Like any city, it had its rougher edges, of course (and, my father pointed out as he and I lifted a bureau over a group of my neighbors smoking ganja on the stoop of my South Bronx apartment building, I lived along those edges).
But New Yorkers nostalgic for the bad old days considered even those edges to be tame versions of a storied past. They insisted on talking about their New York, and they can still be heard today, complaining about shiny, smiley Times Square with its Hershey Store and Hard Rock Cafe.
You might say Curtis Sliwa is one of those New Yorkers.
Sliwa prides himself on (in his words) his “powerful, uplifting messages of overcoming fear and adversity to achieve self-reliance and contribute to one’s community.”
He founded the Guardian Angels, an NYC based civilian crime prevention and safety patrol corps that has inspired spin-off groups in Japan, Australia, Peru, New Zealand, Australia, and South Africa.
But recently, I learned that Sliwa launched a new project: The New York City Underbelly Tour, which takes paying guests on a spin around the “mean streets” of the South Bronx.

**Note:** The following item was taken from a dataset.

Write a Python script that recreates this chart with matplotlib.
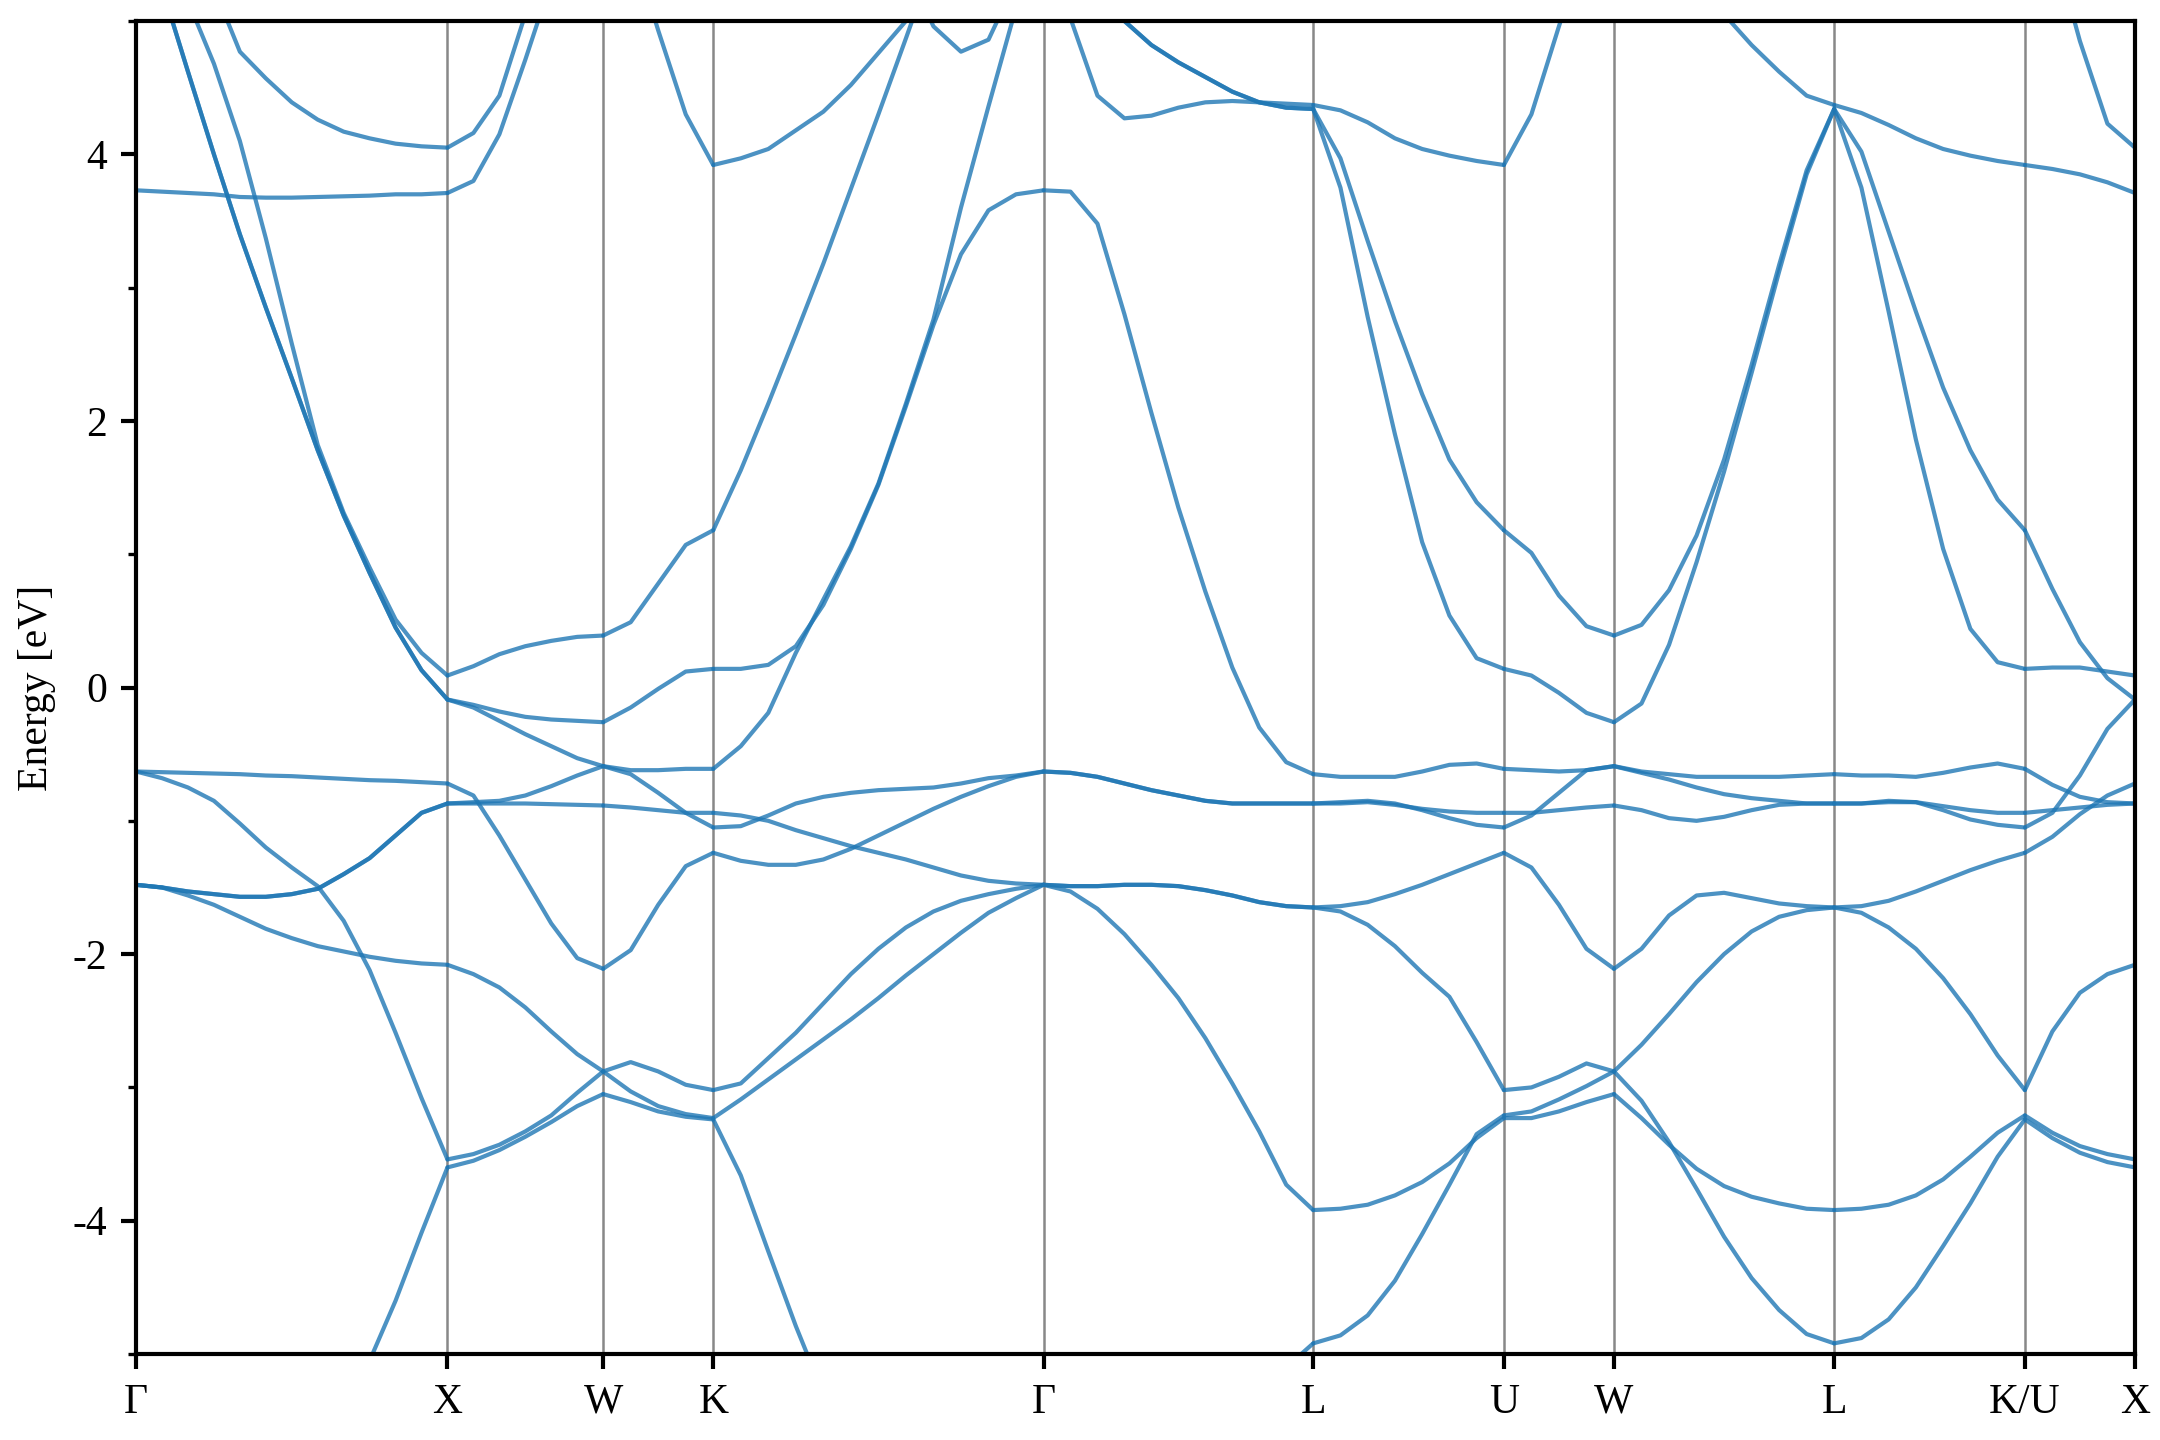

The three hour tour starts on the “Muggers’ Express” (the 4 train, apparently–my old commute), and drops you off at 167th Street, one stop south of where I used to live on 170th and Jerome.
There, you’re met by a team of Guardian Angels, who will show you “active chop shops, drug houses in the shadows of police precincts, money laundering fronts, and murals dedicated to drug dealers.” At the end of the tour, you’ll “discover how the south Bronx has flourished and prospered”… though for whom, I’m not sure.
There’s been a lot of talk about this tour recently–it was written up in New York Magazine this week–so I’ll add my two cents. Is the Underbelly Tour–at least in concept–the developed world’s version of slum tourism? Would you take this tour? And is there something troubling about Sliwa’s do-gooder deeds, on the one hand, and his let’s-keep-the-gritty-past-alive money-making tour on the other? I’d be interested in your opinion–especially if you’ve been on the Underbelly Tour.